### INFORMATION PROVIDED
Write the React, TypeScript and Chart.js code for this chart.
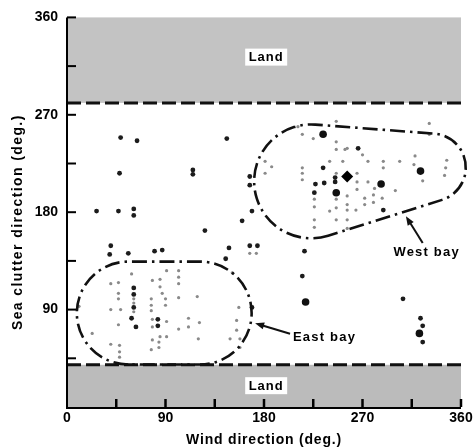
import React, { useEffect, useRef } from "react";
import { Chart, registerables } from "chart.js";

Chart.register(...registerables);

// ---- data (degrees) ----
const xTickValues = [0, 90, 180, 270, 360];
const yTickValues = [90, 180, 270, 360];
const minorTickValues = [45, 90, 135, 180, 225, 270, 315, 360];

const landTop = [281, 360];
const landBottom = [0, 39];

const smallDots = [
  // west bay cluster
  [246, 264], [331, 262], [211, 259], [215, 252], [225, 248], [331, 252], [246, 245], [246, 238], [254, 238],
  [270, 233], [275, 227], [181, 227], [187, 222], [181, 216], [215, 221], [215, 216], [215, 210], [252, 227],
  [240, 227], [246, 216], [265, 216], [265, 208], [265, 201], [275, 208], [281, 202], [280, 196], [280, 189],
  [288, 193], [300, 200], [289, 227], [289, 221], [304, 227], [318, 232], [317, 224], [347, 228], [346, 221],
  [345, 214], [325, 209], [256, 195], [256, 187], [256, 182], [264, 182], [256, 173], [256, 165], [226, 192],
  [226, 185], [226, 173], [226, 166], [246, 192], [246, 184], [246, 173], [240, 181], [272, 193], [272, 187],
  [256, 239], [167, 142], [173, 142],
  // east bay cluster
  [59, 123], [78, 117], [85, 118], [91, 126], [102, 126], [102, 120], [102, 114], [102, 101], [119, 102],
  [40, 114], [47, 115], [47, 105], [47, 100], [40, 90], [49, 90], [61, 100], [61, 96], [61, 88], [77, 100],
  [77, 94], [77, 89], [78, 81], [85, 111], [87, 105], [90, 100], [90, 94], [78, 74], [91, 79], [111, 82],
  [121, 78], [111, 74], [102, 72], [47, 76], [23, 68], [40, 58], [48, 57], [48, 51], [48, 46], [78, 62],
  [85, 65], [91, 65], [84, 60], [77, 53], [84, 55], [120, 63], [157, 92], [155, 80], [155, 71], [149, 63],
  [158, 63], [158, 55], [11, 93], [151, 124],
];

const mediumDots = [
  [49, 249], [64, 246], [146, 248], [48, 216], [115, 219], [115, 215], [27, 181], [47, 181], [61, 183],
  [61, 177], [126, 163], [167, 213], [167, 205], [169, 181], [160, 172], [148, 147], [145, 137], [40, 149],
  [39, 141], [56, 142], [80, 144], [87, 145], [167, 149], [174, 149], [217, 144], [215, 121], [307, 100],
  [323, 82], [325, 75], [325, 60], [227, 206], [226, 198], [234, 221], [235, 207], [245, 208], [245, 212],
  [266, 239], [61, 110], [61, 104], [61, 92], [59, 82], [63, 74], [83, 81], [83, 75], [169, 92], [289, 182],
];

const largeDots = [[234, 252], [323, 218], [287, 206], [246, 198], [322, 68], [218, 97]];
const diamondDots = [[256, 213]];

// region outlines: two circles joined by tangents [cx, cy, r] in degrees
const westBay = [[223, 208.5, 52], [333.4, 221.3, 31]];
const eastBay = [[56, 86.8, 47], [121.7, 86.8, 47]];

// annotations (degrees)
const westArrow = [[325, 151.5], [309.7, 176.3]];
const eastArrow = [[203.8, 67.7], [171.9, 77.4]];
const westLabel = ["West bay", 328.6, 142.6];
const eastLabel = ["East bay", 206.5, 64];
const landLabels = [["Land", 182, 323.3], ["Land", 182, 19.7]];

const FONT = "'Liberation Sans', Arial, sans-serif";

const toXY = (arr: number[][]) => arr.map(([x, y]) => ({ x, y }));

export default function App() {
  const ref = useRef<HTMLCanvasElement | null>(null);

  useEffect(() => {
    const canvas = ref.current;
    if (!canvas) return;

    const bgPlugin = {
      id: "bg",
      beforeDatasetsDraw(chart: any) {
        const { ctx, scales } = chart;
        const xs = scales.x, ys = scales.y;
        const x0 = xs.getPixelForValue(0), x1 = xs.getPixelForValue(360);
        ctx.save();
        // land bands
        const bands = [landTop, landBottom];
        bands.forEach((b, i) => {
          const yA = ys.getPixelForValue(b[1]);
          const yB = ys.getPixelForValue(b[0]);
          ctx.fillStyle = i === 0 ? "#c3c3c3" : "#bbbbbb";
          ctx.fillRect(x0, yA, x1 - x0, yB - yA);
        });
        // dashed boundaries
        ctx.strokeStyle = "#111";
        ctx.lineWidth = 3;
        ctx.setLineDash([14, 5]);
        [landTop[0], landBottom[1]].forEach((v) => {
          const y = ys.getPixelForValue(v);
          ctx.beginPath();
          ctx.moveTo(x0, y);
          ctx.lineTo(x1, y);
          ctx.stroke();
        });
        ctx.setLineDash([]);
        // Land labels
        ctx.font = `bold 13px ${FONT}`;
        (ctx as any).letterSpacing = "1px";
        ctx.textAlign = "center";
        ctx.textBaseline = "middle";
        landLabels.forEach(([t, vx, vy]) => {
          const px = xs.getPixelForValue(vx as number);
          const py = ys.getPixelForValue(vy as number);
          ctx.fillStyle = "#ffffff";
          ctx.fillRect(px - 21, py - 8.5, 42, 17);
          ctx.fillStyle = "#000";
          ctx.fillText(t as string, px, py + 0.5);
        });
        (ctx as any).letterSpacing = "0px";
        // axes lines
        const yBot = ys.getPixelForValue(0), yTop = ys.getPixelForValue(360);
        ctx.strokeStyle = "#000";
        ctx.lineWidth = 2;
        ctx.beginPath();
        ctx.moveTo(x0, yTop);
        ctx.lineTo(x0, yBot + 1);
        ctx.lineTo(x1, yBot + 1);
        ctx.stroke();
        // inward ticks
        ctx.lineWidth = 2;
        minorTickValues.forEach((v) => {
          const y = ys.getPixelForValue(v);
          ctx.beginPath();
          ctx.moveTo(x0, y);
          ctx.lineTo(x0 + 9, y);
          ctx.stroke();
        });
        ctx.lineWidth = 2.5;
        minorTickValues.forEach((v) => {
          const x = xs.getPixelForValue(v);
          ctx.beginPath();
          ctx.moveTo(x, yBot);
          ctx.lineTo(x, yBot - 8);
          ctx.stroke();
        });
        ctx.restore();
      },
      afterDatasetsDraw(chart: any) {
        const { ctx, scales } = chart;
        const xs = scales.x, ys = scales.y;
        const sx = (v: number) => xs.getPixelForValue(v);
        const sy = (v: number) => ys.getPixelForValue(v);
        const rpx = (r: number) => xs.getPixelForValue(r) - xs.getPixelForValue(0);
        ctx.save();
        // outlines
        ctx.strokeStyle = "#111";
        ctx.lineWidth = 2.6;
        ctx.setLineDash([15, 5, 2.5, 5]);
        [westBay, eastBay].forEach(([a, b]) => {
          const c1x = sx(a[0]), c1y = sy(a[1]), r1 = rpx(a[2]);
          const c2x = sx(b[0]), c2y = sy(b[1]), r2 = rpx(b[2]);
          const th = Math.atan2(c2y - c1y, c2x - c1x);
          const L = Math.hypot(c2x - c1x, c2y - c1y);
          const al = Math.acos((r1 - r2) / L);
          ctx.beginPath();
          ctx.arc(c1x, c1y, r1, th + al, th + 2 * Math.PI - al, false);
          ctx.arc(c2x, c2y, r2, th - al, th + al, false);
          ctx.closePath();
          ctx.stroke();
        });
        ctx.setLineDash([]);
        // arrows
        [westArrow, eastArrow].forEach(([t, h]) => {
          const tx = sx(t[0]), ty = sy(t[1]), hx = sx(h[0]), hy = sy(h[1]);
          const ang = Math.atan2(hy - ty, hx - tx);
          ctx.lineWidth = 2;
          ctx.beginPath();
          ctx.moveTo(tx, ty);
          ctx.lineTo(hx - 6 * Math.cos(ang), hy - 6 * Math.sin(ang));
          ctx.stroke();
          ctx.fillStyle = "#111";
          ctx.beginPath();
          ctx.moveTo(hx, hy);
          ctx.lineTo(hx - 9 * Math.cos(ang) + 3.5 * Math.sin(ang), hy - 9 * Math.sin(ang) - 3.5 * Math.cos(ang));
          ctx.lineTo(hx - 9 * Math.cos(ang) - 3.5 * Math.sin(ang), hy - 9 * Math.sin(ang) + 3.5 * Math.cos(ang));
          ctx.closePath();
          ctx.fill();
        });
        // labels
        ctx.fillStyle = "#000";
        ctx.font = `bold 13px ${FONT}`;
        (ctx as any).letterSpacing = "1.2px";
        ctx.textBaseline = "middle";
        ctx.textAlign = "center";
        ctx.fillText(westLabel[0] as string, sx(westLabel[1] as number), sy(westLabel[2] as number));
        ctx.textAlign = "left";
        ctx.fillText(eastLabel[0] as string, sx(eastLabel[1] as number), sy(eastLabel[2] as number));
        // axis titles
        const ca = chart.chartArea;
        ctx.font = `bold 14px ${FONT}`;
        ctx.textAlign = "center";
        (ctx as any).letterSpacing = "0.8px";
        ctx.fillText("Wind direction (deg.)", (ca.left + ca.right) / 2, 440);
        ctx.translate(18, (ca.top + ca.bottom) / 2 + 10);
        ctx.rotate(-Math.PI / 2);
        (ctx as any).letterSpacing = "1.4px";
        ctx.fillText("Sea clutter direction (deg.)", 0, 0);
        ctx.restore();
      },
    };

    const tickFont = { family: FONT, size: 14, weight: "bold" as const };

    const chart = new Chart(canvas, {
      type: "scatter",
      data: {
        datasets: [
          { data: toXY(diamondDots), pointStyle: "rectRot", pointRadius: 6, backgroundColor: "#000", borderWidth: 0 },
          { data: toXY(largeDots), pointRadius: 3.8, backgroundColor: "#111", borderWidth: 0 },
          { data: toXY(mediumDots), pointRadius: 2.4, backgroundColor: "#1c1c1c", borderWidth: 0 },
          { data: toXY(smallDots), pointRadius: 1.6, backgroundColor: "#8a8a8a", borderWidth: 0 },
        ],
      },
      options: {
        responsive: false,
        animation: false,
        layout: { padding: { top: 15, right: 15, left: 0, bottom: 0 } },
        plugins: { legend: { display: false }, tooltip: { enabled: false } },
        scales: {
          x: {
            type: "linear",
            min: 0,
            max: 360,
            afterFit: (s: any) => { s.height = 40; },
            afterBuildTicks: (s: any) => { s.ticks = xTickValues.map((v) => ({ value: v })); },
            grid: { display: false, drawTicks: false },
            border: { display: false },
            ticks: { font: tickFont, color: "#000", padding: 3, maxRotation: 0, autoSkip: false },
          },
          y: {
            type: "linear",
            min: 0,
            max: 360,
            afterFit: (s: any) => { s.width = 67; },
            afterBuildTicks: (s: any) => { s.ticks = yTickValues.map((v) => ({ value: v })); },
            grid: { display: false, drawTicks: false },
            border: { display: false },
            ticks: { font: tickFont, color: "#000", padding: 9, autoSkip: false },
          },
        },
      },
      plugins: [bgPlugin],
    });
    return () => chart.destroy();
  }, []);

  return (
    <div style={{ position: "absolute", left: 0, top: 0, width: 476, height: 447, background: "#fff" }}>
      <canvas ref={ref} width={476} height={447} style={{ display: "block" }} />
    </div>
  );
}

### JOB
Leave the pictures out and please restate exactly the lines running from the start of the material through the one with "const landBottom = [0, 39];".

### ANSWER BELOW
Write the React, TypeScript and Chart.js code for this chart.
import React, { useEffect, useRef } from "react";
import { Chart, registerables } from "chart.js";

Chart.register(...registerables);

// ---- data (degrees) ----
const xTickValues = [0, 90, 180, 270, 360];
const yTickValues = [90, 180, 270, 360];
const minorTickValues = [45, 90, 135, 180, 225, 270, 315, 360];

const landTop = [281, 360];
const landBottom = [0, 39];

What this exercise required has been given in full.